How operators are bracing for new overtime rules
Foodservice operations’ blueprints for coping—and the rules' expected effects—vary greatly, recent research says.
As foodservice operators plan for the new overtime pay regulations set to take effect on Dec. 1, their blueprints for coping—and the rules' expected effects—vary greatly by segment, recent research says.
Quick-service restaurants are the most likely to raise managers’ salaries above the new $47,476 threshold that will exempt them from overtime pay, People Report learned in a survey of chain restaurant executives. More than two out of five (43%) said they plan pay increases.
The company, a division of the research firm TDn2K, found that fast-casual and full-service operations are more likely to recast salaried positions into hourly jobs—if they do anything at all. The canvass of chain executives revealed that 7% of fast-casual restaurant chains and 6% of full-service service companies do not have salaried employees who earn less than the new overtime exemption level, meaning those employees’ compensation will not be affected by the rules.
Among the other employees within those segments, 33% intend to convert salaried positions into hourly jobs, and the same percentage of fast casuals intend to use a combination of salary increases and job reclassifications.
None of the quick-service respondents said the changeover won't affect their employees, and 95% of all participants predicted they’ll be affected in some way.
A common coping strategy across all segments, People Report found, is adjusting bonus plans, which can generate up to $4,747 (10%) per year of the new threshold under the revised U.S. Department of Labor rules. More than a third (38%) of all respondents said they plan to revise their incentive pay programs, and another 11% said they are uncertain at present about whether or not they’ll pursue changes.
Many restaurant companies intend to take a blended approach, said Victor Fernandez, executive director of insights and knowledge for TDn2K. The survey found that 22% of respondents intend to both raise the pay of some salaried employees and convert other salaried jobs into hourly positions.
Still, the leading plan at the moment is to recast salaried jobs into hourly positions, a strategy cited by nearly a third (31%) of the respondents. Nearly another third (28%) intend to raise salaried employees’ pay about the $47,476 threshold.
But Fernandez noted that the situation is still fluid. “Most of them are trying to compute what the compensation will be once they go to hourly with some jobs, and they’re paying more for others—they want to end up where they are now,” he explained.
The new overtime laws provide three ways for employers to stay within the regulations, which are intended to raise the incomes of some 5 million Americans. Foodservice operators can either…

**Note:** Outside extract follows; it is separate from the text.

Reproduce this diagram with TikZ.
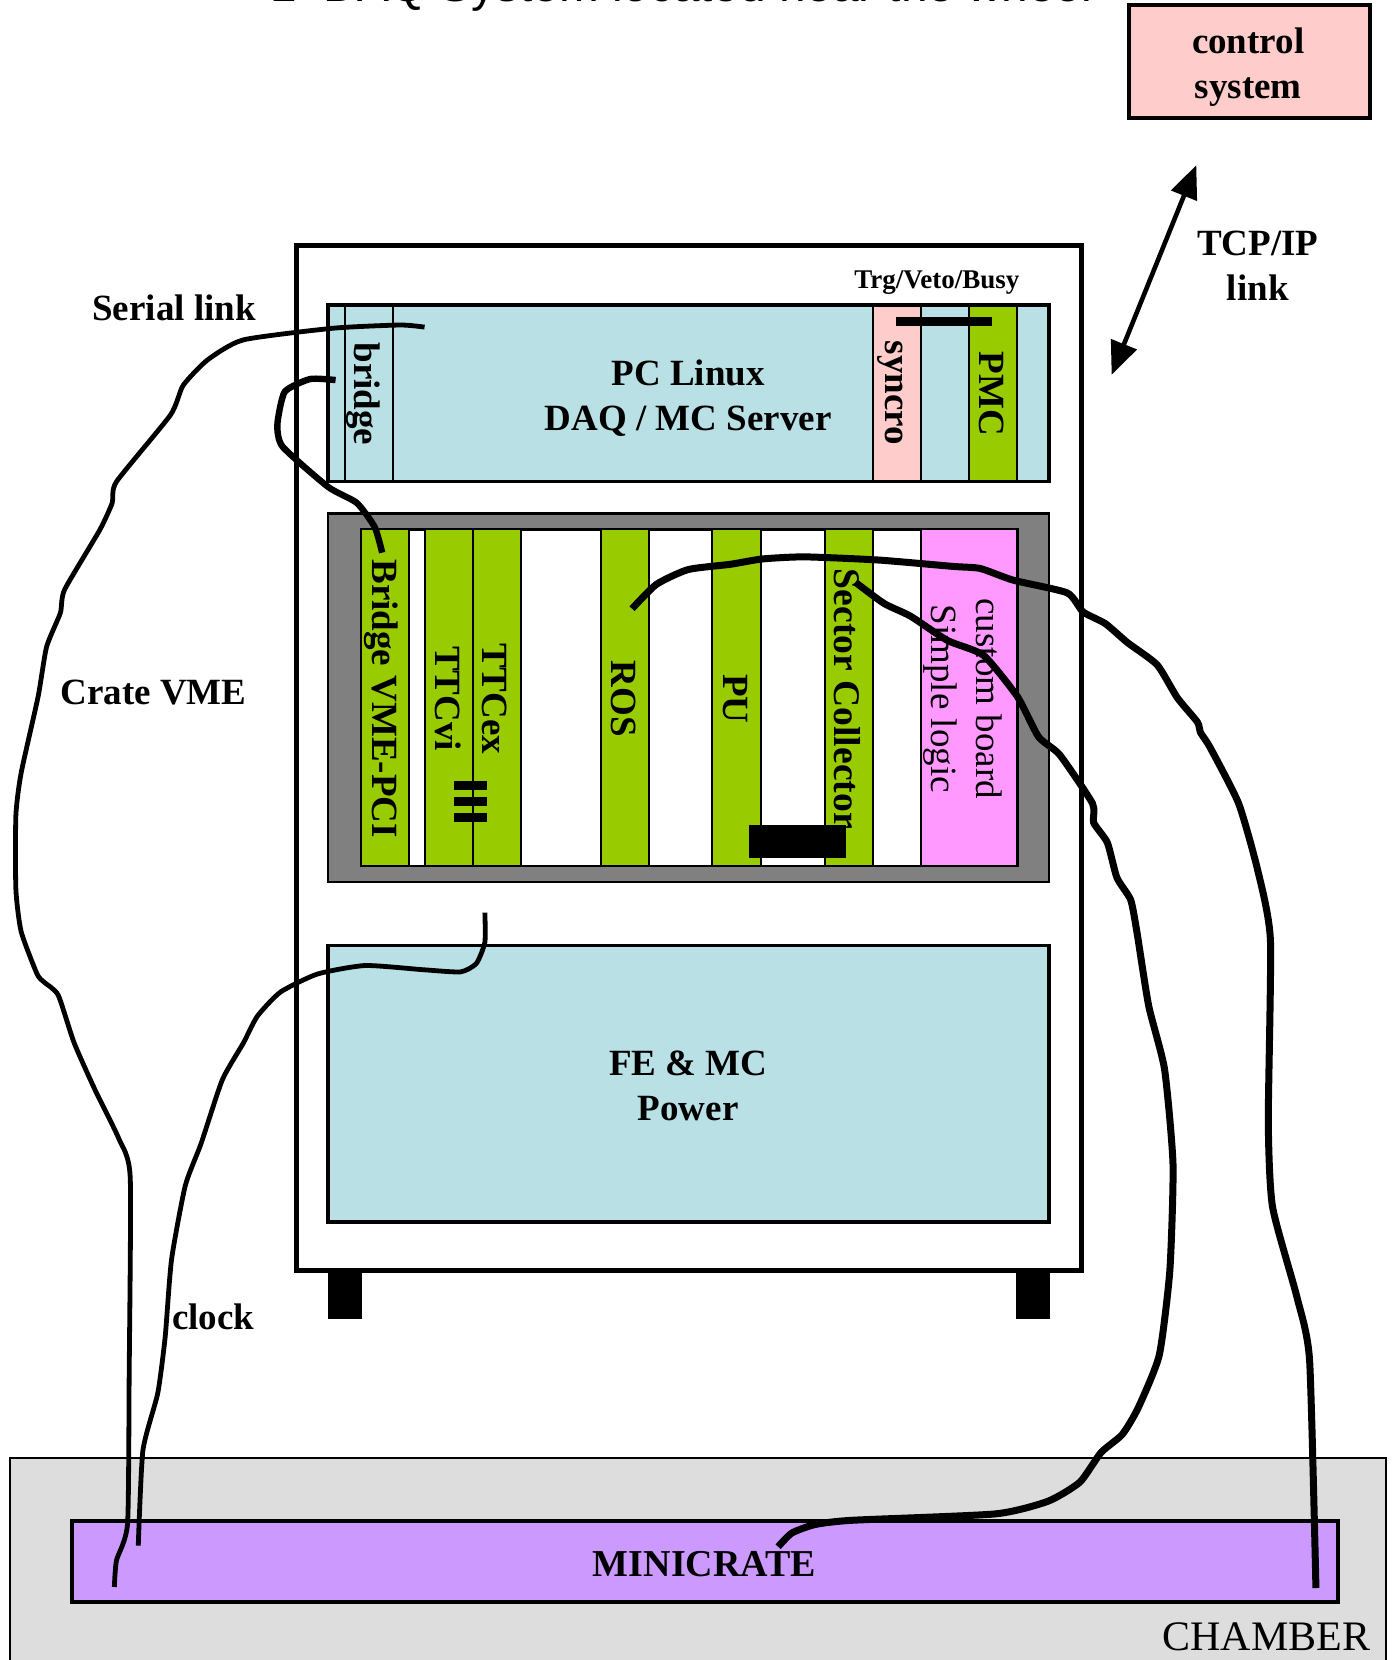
\documentclass[tikz,border=0pt]{standalone}
\usepackage{fontspec}
\setmainfont{Liberation Serif}
\newfontfamily\titlefont{Liberation Sans}
\usetikzlibrary{arrows.meta}
\tikzset{
  lbl/.style={font=\fontsize{37}{45}\selectfont\bfseries,align=center,inner sep=0pt},
  lblr/.style={font=\fontsize{37}{45}\selectfont,align=center,inner sep=0pt},
  vert/.style={lbl,rotate=-90},
  vertr/.style={lblr,rotate=-90},
  frame/.style={draw=black,line width=3.6pt},
  strip/.style={draw=black,line width=2pt},
  wirethin/.style={line width=4.8pt,smooth,tension=0.35},
  wirethick/.style={line width=7pt,smooth,tension=0.35},
  bar/.style={fill=black,draw=none},
}
\definecolor{cblue}{HTML}{B9E0E4}
\definecolor{cgreen}{HTML}{99CC00}
\definecolor{cpink}{HTML}{FFCCCC}
\definecolor{cmag}{HTML}{FF99FF}
\definecolor{cpurple}{HTML}{CC99FF}
\definecolor{cgrey}{HTML}{808080}
\definecolor{clgrey}{HTML}{DDDDDD}
\begin{document}
\begin{tikzpicture}[x=1.05851pt,y=-1.05851pt]
\useasboundingbox (0,0) rectangle (1316,1568);
\begin{scope}
\clip (0,0) rectangle (1316,1568);
% title, cut by the top edge
\node[anchor=base west,inner sep=0pt,font=\fontsize{47.7}{50}\selectfont\titlefont] (title) at (255,1.4) {1~~DAQ System located near the wheel};
% chamber
\draw[fill=clgrey,line width=2pt] (9,1377) rectangle (1309,1600);
\draw[fill=cpurple,line width=4pt] (68,1437) rectangle (1264,1513);
% control
\draw[fill=cpink,line width=4pt] (1066,5) rectangle (1294,111);
% rack
\draw[line width=5pt,fill=white] (280,232) rectangle (1022,1200);
\fill (310,1200) rectangle (342,1246);
\fill (960,1200) rectangle (992,1246);
% PC
\draw[fill=cblue,frame] (310,288) rectangle (991,455);
\draw[fill=cblue,strip] (326,289) rectangle (371,455);
\draw[fill=cpink,strip] (825,289) rectangle (870,455);
\draw[fill=cgreen,strip] (915,289) rectangle (961,455);
\draw[frame] (310,288) rectangle (991,455);
% crate
\draw[fill=cgrey,line width=2.5pt] (310,485) rectangle (991,833);
\draw[fill=white,line width=2.5pt] (341,500) rectangle (961,818);
\foreach \a/\b/\c in {341/386/cgreen,401/447/cgreen,447/492/cgreen,568/613/cgreen,673/719/cgreen,779/825/cgreen,870/961/cmag}
  \draw[fill=\c,strip] (\a,500) rectangle (\b,818);
% power
\draw[fill=cblue,frame] (310,893) rectangle (991,1154);
% labels
\node[lbl] (ctl) at (1179,63.5) {control\\system};
\node[lbl] (tcp) at (1188,251) {TCP/IP\\link};
\node[lbl] (serial) at (164.5,291) {Serial link};
\node[lbl] (cratevme) at (145,654) {Crate VME};
\node[lbl] (clock) at (201.5,1244) {clock};
\node[lbl] (pc) at (650,376) {PC Linux\\DAQ / MC Server};
\node[lbl] (power) at (650,1026) {FE \& MC\\Power};
\node[lbl,font=\fontsize{27}{30}\selectfont\bfseries] (trg) at (885,267) {Trg/Veto/Busy};
\node[lbl,font=\fontsize{38}{45}\selectfont\bfseries] (mini) at (665.5,1477) {MINICRATE};
\node[lblr,font=\fontsize{42}{46}\selectfont] (chamber) at (1196,1546) {CHAMBER};
\node[vert] (bridge) at (343.5,372) {bridge};
\node[vert] (syncro) at (841,371) {syncro};
\node[vert] (pmc) at (937,372) {PMC};
\node[vert] (bvme) at (360,660) {Bridge VME-PCI};
\node[vert] (ttcvi) at (423,660) {TTCvi};
\node[vert] (ttcex) at (467,660) {TTCex};
\node[vert] (ros) at (589,660) {ROS};
\node[vert] (pu) at (695,660) {PU};
\node[vert,font=\fontsize{37.6}{45}\selectfont\bfseries] (sector) at (800,660) {Sector Collector};
\node[vertr] (simple) at (888,660) {Simple logic};
\node[vertr] (custom) at (934,660) {custom board};
% black bars
\path[bar] (846,299) rectangle (937,308);
\path[bar] (429,738) rectangle (460,746);
\path[bar] (429,753) rectangle (460,761);
\path[bar] (429,768) rectangle (460,776.5);
\path[bar] (707.6,779) rectangle (799,810.6);
% TCP arrow
\coordinate (tcpa) at (1130,156);
\coordinate (tcpb) at (1050,354);
\draw[line width=4.6pt,{Triangle[length=33pt,width=27pt]}-{Triangle[length=33pt,width=27pt]}] (tcpa) -- (tcpb);
% wires
\draw[wirethin] plot coordinates {(401,309) (378,307) (315,310) (230,321) (196,340) (173,364) (161,392) (110,455) (106,475) (94,501) (61,557) (57,579) (44,611) (36,658) (20,730) (15,770) (15,840) (20,880) (35,920) (42,928) (55,940) (70,985) (90,1030) (112,1075) (123,1112) (122,1300) (120.5,1439) (110,1474) (108,1499)};
\draw[wirethin,line width=6.4pt] plot coordinates {(317,359) (293,358) (269,370) (262,401) (267,422) (310,460) (337,475) (354,498) (361,522)};
\draw[wirethin] plot coordinates {(458,862) (458,890) (450,910) (435,918) (400,916) (345,912) (300,920) (265,937) (243,960) (230,985) (210,1020) (190,1080) (175,1120) (162,1190) (156,1263) (149,1316) (135,1370) (130.6,1460)};
\draw[wirethick] plot coordinates {(597,575) (620,552) (650,538) (690,533) (720,528) (760,526) (830,529) (900,535) (926,537) (957,548) (1008,560) (1023,578) (1044,589) (1065,607) (1093,628) (1112,659) (1131,682) (1134,692) (1143,706) (1170,759) (1188,822) (1200,888) (1198,1060) (1202,1140) (1225,1225) (1237,1285) (1243,1500)};
\draw[wirethick] plot coordinates {(808,550) (835,570) (860,582) (895,605) (929,619) (961,658) (981,696) (1001,713) (1032,759) (1033,777) (1046,796) (1055,829) (1068,850) (1074,881) (1085,950) (1100,1010) (1108,1100) (1105,1200) (1095,1280) (1075,1330) (1060,1355) (1040,1372) (1020,1400) (990,1418) (940,1430) (805,1436) (770,1440) (748,1448) (735,1461)};
\end{scope}
\end{tikzpicture}
\end{document}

• Raise the pay levels of salaried employees to the new level, which is more than double the previous threshold of $23,660;
• Keep salaried employees below the new threshold at their current pay rates and pay them time and a half per hour when they work more than 40 hours per week;
• Or convert salaried positions into hourly jobs and pay overtime when those employees work more than 40 hours in a week.

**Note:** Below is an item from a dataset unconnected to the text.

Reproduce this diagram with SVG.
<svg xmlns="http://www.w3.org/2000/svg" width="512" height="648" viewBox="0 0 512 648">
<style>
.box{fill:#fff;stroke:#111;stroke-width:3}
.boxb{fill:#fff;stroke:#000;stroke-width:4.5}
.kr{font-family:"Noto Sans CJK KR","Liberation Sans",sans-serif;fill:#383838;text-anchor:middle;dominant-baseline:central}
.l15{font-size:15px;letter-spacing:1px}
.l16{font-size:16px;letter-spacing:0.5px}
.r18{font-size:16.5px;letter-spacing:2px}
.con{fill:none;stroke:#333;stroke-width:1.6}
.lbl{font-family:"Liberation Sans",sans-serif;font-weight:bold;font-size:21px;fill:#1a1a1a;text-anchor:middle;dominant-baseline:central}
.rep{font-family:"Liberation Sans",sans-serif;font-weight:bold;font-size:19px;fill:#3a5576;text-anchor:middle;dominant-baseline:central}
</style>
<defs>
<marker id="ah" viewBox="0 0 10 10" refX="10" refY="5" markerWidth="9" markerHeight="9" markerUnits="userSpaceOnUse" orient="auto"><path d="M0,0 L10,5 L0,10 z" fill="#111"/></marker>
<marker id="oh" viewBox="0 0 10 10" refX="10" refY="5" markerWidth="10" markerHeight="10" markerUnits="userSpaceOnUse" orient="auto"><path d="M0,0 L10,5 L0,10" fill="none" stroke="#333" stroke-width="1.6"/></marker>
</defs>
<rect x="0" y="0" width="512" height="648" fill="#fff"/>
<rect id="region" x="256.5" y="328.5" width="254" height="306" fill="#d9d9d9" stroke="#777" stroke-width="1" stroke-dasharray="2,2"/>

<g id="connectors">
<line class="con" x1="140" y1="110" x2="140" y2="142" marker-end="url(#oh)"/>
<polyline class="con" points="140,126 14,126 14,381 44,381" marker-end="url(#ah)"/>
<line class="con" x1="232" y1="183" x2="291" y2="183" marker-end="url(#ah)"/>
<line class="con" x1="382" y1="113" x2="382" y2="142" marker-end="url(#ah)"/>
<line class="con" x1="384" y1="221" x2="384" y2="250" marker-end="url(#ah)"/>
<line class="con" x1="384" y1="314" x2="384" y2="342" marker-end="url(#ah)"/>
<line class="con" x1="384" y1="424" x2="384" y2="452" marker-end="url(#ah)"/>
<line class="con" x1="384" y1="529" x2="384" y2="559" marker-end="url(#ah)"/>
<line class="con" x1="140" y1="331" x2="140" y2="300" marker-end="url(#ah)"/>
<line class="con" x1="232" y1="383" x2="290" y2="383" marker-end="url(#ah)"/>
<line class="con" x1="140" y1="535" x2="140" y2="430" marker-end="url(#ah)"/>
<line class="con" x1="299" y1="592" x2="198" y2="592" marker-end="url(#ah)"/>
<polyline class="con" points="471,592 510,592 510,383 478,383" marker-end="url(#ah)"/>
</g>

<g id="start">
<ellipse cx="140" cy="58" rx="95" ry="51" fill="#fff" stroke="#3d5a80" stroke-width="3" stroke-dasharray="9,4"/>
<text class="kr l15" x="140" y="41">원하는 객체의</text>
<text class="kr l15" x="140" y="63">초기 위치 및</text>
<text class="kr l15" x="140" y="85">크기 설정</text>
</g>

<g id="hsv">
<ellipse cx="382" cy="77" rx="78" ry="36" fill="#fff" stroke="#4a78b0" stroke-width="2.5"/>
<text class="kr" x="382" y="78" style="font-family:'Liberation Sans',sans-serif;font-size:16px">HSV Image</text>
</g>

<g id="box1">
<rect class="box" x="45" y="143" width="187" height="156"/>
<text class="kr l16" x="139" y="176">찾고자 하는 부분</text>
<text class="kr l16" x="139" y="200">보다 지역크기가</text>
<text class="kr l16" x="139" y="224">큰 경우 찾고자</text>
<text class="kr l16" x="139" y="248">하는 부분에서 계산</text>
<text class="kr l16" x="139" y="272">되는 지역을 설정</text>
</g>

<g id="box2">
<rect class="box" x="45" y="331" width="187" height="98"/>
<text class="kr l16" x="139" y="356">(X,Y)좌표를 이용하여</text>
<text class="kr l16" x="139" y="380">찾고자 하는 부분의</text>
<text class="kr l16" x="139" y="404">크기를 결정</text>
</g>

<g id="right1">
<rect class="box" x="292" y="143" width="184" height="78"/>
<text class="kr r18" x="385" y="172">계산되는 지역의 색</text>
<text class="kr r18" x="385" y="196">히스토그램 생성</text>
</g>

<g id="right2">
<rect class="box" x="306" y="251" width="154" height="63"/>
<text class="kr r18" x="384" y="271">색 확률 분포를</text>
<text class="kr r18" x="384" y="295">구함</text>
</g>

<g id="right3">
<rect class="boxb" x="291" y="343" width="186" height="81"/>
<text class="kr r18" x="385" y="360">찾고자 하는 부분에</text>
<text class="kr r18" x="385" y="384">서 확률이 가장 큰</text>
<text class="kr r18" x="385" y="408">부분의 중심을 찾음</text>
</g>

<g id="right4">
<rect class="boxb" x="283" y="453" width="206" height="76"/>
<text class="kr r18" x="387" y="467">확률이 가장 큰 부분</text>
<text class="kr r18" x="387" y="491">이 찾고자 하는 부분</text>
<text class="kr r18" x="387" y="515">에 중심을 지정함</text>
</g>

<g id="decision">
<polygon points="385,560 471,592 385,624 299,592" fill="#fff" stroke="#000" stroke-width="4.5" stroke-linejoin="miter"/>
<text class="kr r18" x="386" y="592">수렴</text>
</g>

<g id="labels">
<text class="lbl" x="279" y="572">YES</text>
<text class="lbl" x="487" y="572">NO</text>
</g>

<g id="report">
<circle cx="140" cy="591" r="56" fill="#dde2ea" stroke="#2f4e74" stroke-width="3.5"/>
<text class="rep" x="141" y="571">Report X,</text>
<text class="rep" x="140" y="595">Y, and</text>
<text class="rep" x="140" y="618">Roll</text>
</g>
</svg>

“Most of them will use a combination of moving to hourly positions, and increasing compensation for others,” said Fernandez. “They’re trying to compute what the compensation will be once they go to hourly with some or raise the pay of others.”
One thing operators are unlikely to do, People Report found, is recast jobs and shift workloads from managers to hourlies or vice-versa. More than three of four respondents (77%) said they do not plan to change job duties because of the new rules.
Even if operators find a coping strategy that leaves their labor costs roughly where they have traditionally been, they could face two potential complications, Fernandez indicated.
If salaried employees are kept at a pay level below the new overtime threshold, employers will have to be more diligent about setting and recording the hours those managers work.
“Before, if a manager was at home making calls, doing scheduling—if they were a salaried employee, it didn’t matter,” Fernandez explained. “Now employers are going to have to count that toward the 40 hours.”
Similarly, salaried employees whose jobs are turned into hourly positions may feel a loss, even if their compensation is unchanged overall.
“One of the things we kept on hearing were the psychological effect on some people,” said Fernandez. “There’s some status, some prestige, to being a salaried employee. Now you go back to your hourly status.”